Krisen, wie sie aktuell das Weltgeschehen bestimmen – vom Klimawandel über Konflikte im Zusammenhang mit Migration bis hin zu kriegerischen Auseinandersetzungen – sind ein Nährboden für rechtsextreme Bewegungen. Und die beschwören eine weitere Krise, nämlich jene der Demokratie.
Undemokratische Männlichkeiten
Marion Löffler legt in ihrer Forschung den Fokus auf sogenannte politische Männlichkeiten. „Damit meine ich zum einen Akteure, die sich als starke Männer positionieren und dabei Hierarchien aufbauen, sich selbst Vorteile verschaffen und andere ausschließen“, erklärt die Politikwissenschaftlerin und bringt ein Beispiel: „Herbert Kickl wird unter anderem nicht müde zu wiederholen, dass er die gefährdete österreichische Souveränität retten werde. In verschwörungstheoretischer Manier spricht er internationalen Verträgen und Organisationen wie der EU die Legitimation ab. Wenn er im Bierzelt sagt ,Ich kümmere mich um euch‘, dann verbindet sich die souveräne mit der Beschützer-Männlichkeit“, schildert Löffler und fügt hinzu: „In dem Moment, wo sich jemand unter den Schutz einer Person begibt, ist das auch eine Unterwerfung. Kickl entzieht damit seinen Wähler:innen ihre politische Handlungsfähigkeit.“
Der Begriff der politischen Männlichkeiten beziehe sich aber nicht nur auf spezielle Praktiken, sondern auch auf strukturelle Rahmenbedingungen, die Männer begünstigen und es Frauen erschweren, in der Politik Karriere zu machen. „Das reicht von Männerbünden als Rekrutierungsnetzwerke bis hin zu 20-Stunden-Tagen, die sich mit privaten Sorgearbeiten kaum in Einklang bringen lassen“, so Löffler.

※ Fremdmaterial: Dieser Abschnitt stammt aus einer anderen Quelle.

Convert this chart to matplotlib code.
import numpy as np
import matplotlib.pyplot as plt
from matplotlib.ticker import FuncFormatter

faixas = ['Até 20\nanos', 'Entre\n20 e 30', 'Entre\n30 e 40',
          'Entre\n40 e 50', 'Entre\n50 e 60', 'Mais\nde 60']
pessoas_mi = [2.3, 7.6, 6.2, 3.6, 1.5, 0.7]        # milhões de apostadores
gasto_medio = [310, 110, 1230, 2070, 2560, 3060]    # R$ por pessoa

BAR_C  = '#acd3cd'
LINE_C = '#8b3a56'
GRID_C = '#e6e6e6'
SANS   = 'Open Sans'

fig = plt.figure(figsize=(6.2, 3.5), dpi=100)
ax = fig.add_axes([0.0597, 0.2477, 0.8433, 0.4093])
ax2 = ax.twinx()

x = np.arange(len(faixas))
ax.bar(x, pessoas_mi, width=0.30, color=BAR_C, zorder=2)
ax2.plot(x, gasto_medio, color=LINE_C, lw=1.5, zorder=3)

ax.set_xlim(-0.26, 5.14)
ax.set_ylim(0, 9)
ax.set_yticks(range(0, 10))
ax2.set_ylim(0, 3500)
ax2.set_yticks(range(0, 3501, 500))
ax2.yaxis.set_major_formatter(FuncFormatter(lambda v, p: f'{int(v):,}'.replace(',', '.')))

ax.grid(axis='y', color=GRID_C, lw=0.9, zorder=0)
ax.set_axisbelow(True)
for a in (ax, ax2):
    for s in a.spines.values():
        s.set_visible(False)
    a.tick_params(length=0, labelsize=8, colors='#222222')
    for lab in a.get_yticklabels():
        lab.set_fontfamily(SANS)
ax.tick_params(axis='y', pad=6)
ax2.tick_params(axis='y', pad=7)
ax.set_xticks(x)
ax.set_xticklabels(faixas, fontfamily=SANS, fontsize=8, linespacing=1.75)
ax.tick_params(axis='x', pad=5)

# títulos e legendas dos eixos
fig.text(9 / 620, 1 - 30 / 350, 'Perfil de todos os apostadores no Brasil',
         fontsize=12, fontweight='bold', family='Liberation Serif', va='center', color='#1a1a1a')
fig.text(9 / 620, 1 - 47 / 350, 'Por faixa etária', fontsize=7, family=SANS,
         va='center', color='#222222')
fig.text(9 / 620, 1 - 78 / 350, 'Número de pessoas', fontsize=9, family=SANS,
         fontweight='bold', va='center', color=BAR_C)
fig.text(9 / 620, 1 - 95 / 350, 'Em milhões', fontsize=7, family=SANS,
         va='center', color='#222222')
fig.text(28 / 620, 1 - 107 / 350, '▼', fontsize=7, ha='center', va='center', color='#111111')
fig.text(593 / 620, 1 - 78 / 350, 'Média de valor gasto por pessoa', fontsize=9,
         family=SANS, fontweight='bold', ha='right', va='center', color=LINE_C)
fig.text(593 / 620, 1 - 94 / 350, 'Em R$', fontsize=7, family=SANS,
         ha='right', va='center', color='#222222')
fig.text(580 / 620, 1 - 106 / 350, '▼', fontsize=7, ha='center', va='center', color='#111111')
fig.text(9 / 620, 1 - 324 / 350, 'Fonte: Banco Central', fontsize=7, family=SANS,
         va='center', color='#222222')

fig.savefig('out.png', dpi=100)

Geschlechterdemokratie als Maßstab
„Politische Männlichkeiten sind ein Problem für den Weg in Richtung Geschlechterdemokratie“, fasst die Genderforscherin zusammen. Diesen Begriff verwendet sie als Maßstab für ein System, in dem alle Menschen gleichermaßen am gesellschaftlichen und politischen Leben teilhaben können, wo niemand aufgrund von Vorurteilen ausgeschlossen oder benachteiligt wird. „In Krisen zeigt sich immer wieder die Bereitschaft, alles was Geschlechterpolitiken angeht, aufzugeben, für die Bewältigung anderer Probleme“, sagt die Politikwissenschaftlerin. Warum das so ist? „Wir wollen vereinfachen. Wir wollen klar die Ursachen der Krisen, eindeutige Zuordnungen und schnelle Lösungen präsentiert bekommen. Und das tun gerade populistische Akteur:innen“, erklärt Löffler. „Als jene, die die Probleme verursachen, werden dann gerne Gruppen bezeichnet, die keine echte Gefahr im Sinne eines Machtfaktors darstellen, wie etwa Feminist:innen, die LGBTQ+ Community, aber auch Migrant:innen.“ Verstärkung holen sich rechtspopulistische Politiker:innen durch das Schmieden entsprechender Allianzen, etwa mit der Anti-Gender-Bewegung oder in Polen die PiS-Partei mit der Katholischen Kirche.
Dr. Marion Löffler lehrt und forscht als Privatdozentin an den Universitäten Wien und Linz sowie an der Hebrew University Jerusalem in den Bereichen politische Theorien, politikwissenschaftliche Geschlechterforschung und interdisziplinäre Gender Studies.
Die Aigner-Rollett-Gastprofessur für Geschlechterforschung bringt regelmäßig international anerkannte Expert:innen aus der Frauen- und Geschlechterforschung an die Universität Graz. Jedes Studienjahr wird sie mit einem besonderen thematischen Schwerpunkt für ein Semester ausgeschrieben. Ihr Name erinnert an die erste in Graz praktizierende Ärztin, Octavia Aigner-Rollet (1877-1959). Die Gastprofessor:innen stärken die internationale Vernetzung der Genderforschung an der Uni Graz und bringen neue Perspektiven ein. Ihre Lehrveranstaltungen stehen allen Studierenden offen und bereichern das fächerübergreifende Studienangebot.